The weakest point of an old school bus is the floor, they are not designed to hold huge loads, though people have been known to use them for hauling cattle in with minimal addition being done, you need to reinforce the floor where you would stack very much weight, or at least be able to redistribute the weight over a larger enough area as not to have the "stack" fall through the floor......
Ive been around a couple of school bus conversion, one for basically transport of 4-H folks, and a couple others that were hunting camps [same as a BOV only easier to explain to the locals] One nice thing is you can put your own FULL SIZE propane stove in and can actually have room to cook for a mess of folks if you have to, and you have the room to can on it too [also nice to use in the late summer and early fall when it is hot inside the house and you want the canning heat left outside....more justification] I would add a 4-5 foot expanded metal back deck extension [inset from both sides just a wee bit for looks] to set the propane tank(s) and extra water barrel on, and make it easier to load and unload through the door, similar to the lift but stationary and not as spendy. also used to set food off if you have a group to feed without having them traipse thru the bus [whether that be 3 or more folks in your family to a whole group of a MAG]
if you get the right bus, you may already have a "basement" underneath makes it easier to run any plumbing you might want to do and keep it from the elements, be it propane line, or water for self contained running. with the invention of the flex water pipe it is easy to run water service and not to hard to keep it warm if you also run along side of a heating vent [yes i can understand you dont want this atm, but one day....] i would place the potable water tanks on the main floor, and the black water-grey water tanks under the frame with the clean out similar to any other RV system, the reason for me is i do hunt, and any water in the main compartment is sheilded from the cold that much more.... plus its nicer to reach the water pump if you have to work on it or replace it [been there]
think about a small box stove for burning wood for heat, but also add a blower to tie into your floor vents, warm feet equal "happy campers" and also keeps the supply lines from freezing up..... all it takes is a small squirrel cage blower hooked to a couple of pipes wrapped around the stove, not some huge monstrosity of a tin box that takes up space.... Aluminum bubble wrap will reflect heat off the walls and keep any wiring from getting excessively hot [shiny side out if you just use foil paper, which is not to code but it has been done by many folks in their log cabins and the stove set way to close to the wall and they have no problems... use common sense though]

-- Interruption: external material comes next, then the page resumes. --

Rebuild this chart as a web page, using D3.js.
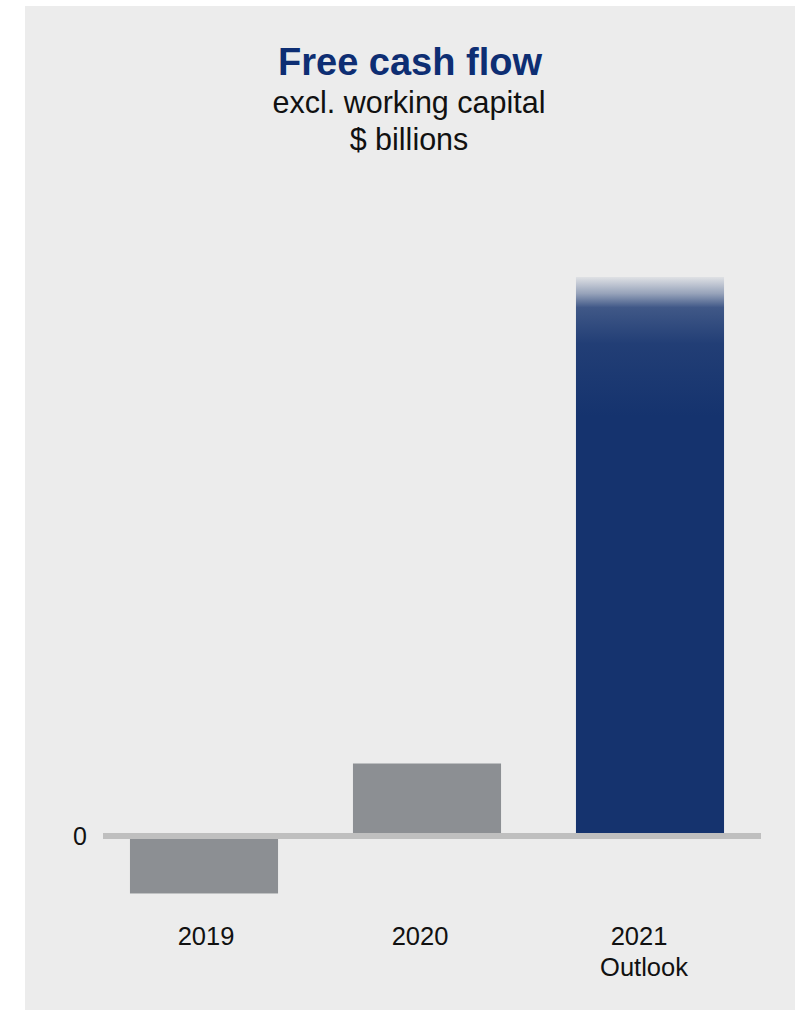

If you purchase an old RV motorhome that is damaged you can get quite a few neat things like a roof air and a genset sometimes for near nothing and swap them over to the bus, my digging partner picked up an RV with rof damage from snow, for $400 and it had a 6.5 KW twin cyl. ONAN genset..... $4000.00 new for that alone! plus dual roof air, nice RV shower, plus some other stuff that was salvageable and he drove it 120 miles home while i followed [whole nother trip but we made it]
One friend who lives up at Fairbanks bought an old city bus that was already prepped for artic weather [6 inches of foam insulation in the floor, walls and cieling] and converted it to live in.... but he added a diesel stove though when it got to negative 70 F he was using 55 gallons of fuel every 3 days.... he found a lady professor that took him in for now.... and they run a dog shelter! [another story waiting to be told] and his bus i believe has been once again converted to run a 24-7 micro-broadcast radio station. He had one sitting in my yard and we put up about an 85 foot tower...... and the FCC knew where we were, but we were down at the time they flew around us checking the signal strength out..... we had blown an amp the week before, yet again a whole different story line to get into on communications and entertainment. But that bus was a 1964 Hayward with a pusher and the escape door was on the driver side near the rear wheels, which is where he had put his wood stove.... I used to have pictures, but they are locked on an old HD that crashed....

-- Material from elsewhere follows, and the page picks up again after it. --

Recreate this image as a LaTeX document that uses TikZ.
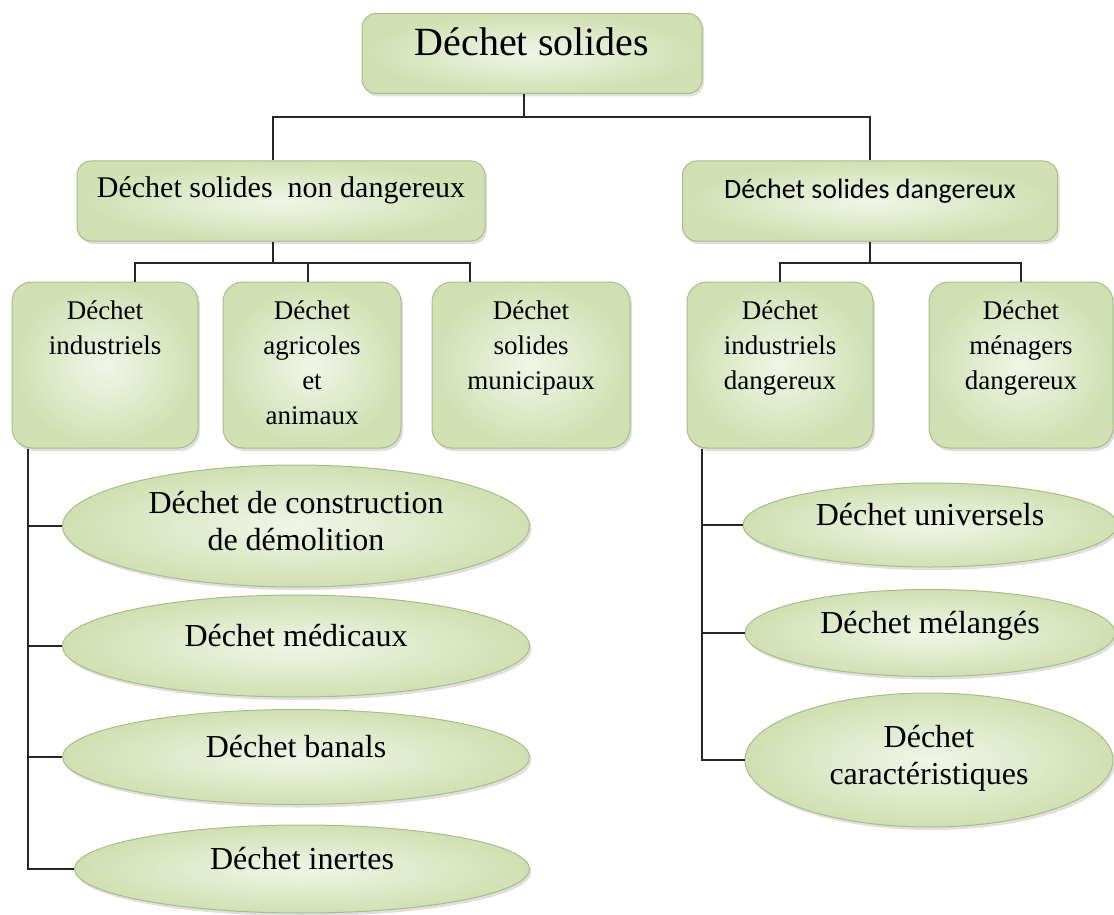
\documentclass[tikz,border=0pt]{standalone}
\usepackage{fontspec}
\setmainfont{Liberation Serif}
\newfontfamily\calibrifont{Carlito}
\usetikzlibrary{positioning, shapes.geometric, shadows}

\definecolor{leafin}{HTML}{F1F5E8}
\definecolor{leafout}{HTML}{D0E0B2}
\definecolor{leafedge}{HTML}{A9BD88}

% text block hanging from the top of a category box
\newcommand{\stacktext}[1]{\parbox[c][140pt][t]{172pt}{\centering\strut #1}}

\begin{document}
\begin{tikzpicture}[
    x=1pt, y=-1pt,
    shadebase/.style={draw=leafedge, line width=1pt, inner color=leafin, outer color=leafout,
        drop shadow={shadow xshift=2pt, shadow yshift=-3pt, opacity=0.25}},
    headbox/.style={shadebase, rectangle, rounded corners=14pt, inner sep=0pt, minimum height=80pt},
    catbox/.style={shadebase, rectangle, rounded corners=20pt, inner sep=0pt, minimum height=166pt,
        font=\fontsize{27}{35}\selectfont},
    leaf/.style={shadebase, ellipse, inner sep=0pt, align=center,
        font=\fontsize{32}{37}\selectfont, text depth=22pt},
    link/.style={line width=2pt, black!85}
]
\useasboundingbox[fill=white] (0,0) rectangle (1114,915);

% Head nodes
\node[headbox, minimum width=340pt, font=\fontsize{40}{44}\selectfont, text depth=24pt] (root) at (532,53.5) {Déchet solides};
\node[headbox, minimum width=408pt, font=\fontsize{30}{34}\selectfont, text depth=28pt] (ndang) at (281,201) {Déchet solides\ \ non dangereux};
\node[headbox, minimum width=375pt, font=\calibrifont\fontsize{28}{32}\selectfont, text depth=25pt] (dang) at (870,201) {Déchet solides dangereux};

% Category boxes
\node[catbox, minimum width=186pt] (indus) at (105,365) {\stacktext{Déchet\\industriels}};
\node[catbox, minimum width=178pt, right=24pt of indus] (agri) {\stacktext{Déchet\\agricoles\\et\\animaux}};
\node[catbox, minimum width=198pt, right=30pt of agri] (muni) {\stacktext{Déchet\\solides\\municipaux}};
\node[catbox, minimum width=186pt] (indd) at (780,365) {\stacktext{Déchet\\industriels\\dangereux}};
\node[catbox, minimum width=184pt, right=55pt of indd] (men) {\stacktext{Déchet\\ménagers\\dangereux}};

% Leaves
\node[leaf, minimum width=467pt, minimum height=122pt, text depth=11pt] (constr) at (296,526) {Déchet de construction\\de démolition};
\node[leaf, minimum width=467pt, minimum height=102pt] (medic) at (296,646) {Déchet médicaux};
\node[leaf, minimum width=467pt, minimum height=95pt] (banal) at (296,757) {Déchet banals};
\node[leaf, minimum width=455pt, minimum height=88pt] (inert) at (302,869) {Déchet inertes};
\node[leaf, minimum width=374pt, minimum height=84pt] (univ) at (930,525) {Déchet universels};
\node[leaf, minimum width=370pt, minimum height=87pt] (melan) at (930,633) {Déchet mélangés};
\node[leaf, minimum width=368pt, minimum height=134pt, text depth=11pt] (caract) at (929,760) {Déchet\\caractéristiques};

% Edges
\draw[link] ([xshift=-8pt]root.south) -- ++(0,23) -| ([xshift=-8pt]ndang.north);
\draw[link] ([xshift=-8pt]root.south) -- ++(0,23) -| (dang.north);

\draw[link] ([xshift=-8pt]ndang.south) -- ++(0,21) -| ([xshift=30pt]indus.north);
\draw[link] ([xshift=-8pt]ndang.south) -- ++(0,21) -| ([xshift=-4pt]agri.north);
\draw[link] ([xshift=-8pt]ndang.south) -- ++(0,21) -| ([xshift=-61pt]muni.north);

\draw[link] (dang.south) -- ++(0,21) -| (indd.north);
\draw[link] (dang.south) -- ++(0,21) -| (men.north);

\coordinate (lspine) at ([xshift=16pt]indus.south west);
\foreach \leafname in {constr, medic, banal, inert}
    \draw[link] (lspine) |- (\leafname.west);

\coordinate (rspine) at ([xshift=15pt]indd.south west);
\foreach \leafname in {univ, melan, caract}
    \draw[link] (rspine) |- (\leafname.west);

\end{tikzpicture}
\end{document}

Add a awning off the side, very decent investment, gives you added space outside the rig to set up a table and store some gear that takes space inside..... if the unit has a basement, add "drawer rails" so you can get things out and not have to crawl inside to get them.... again experience and not really that much extra dollars in setting up in the beginning, though by the time you set it all up to livable, you will have outspent some lesser valued RV motor homes but you will have what you desire for less than you can have it built for.
On the roof, i would add a storage rack and platform that you could "sandbag" and have the ability to shoot off of similar in design of a tower only shorter, designed correctly it will also be a platform to hook up solar panels to for charging a battery bank, and communication towers later on...... forethought.
need more ideas??? you can also did a utility trailer in a similar manner but you need something to pull it with.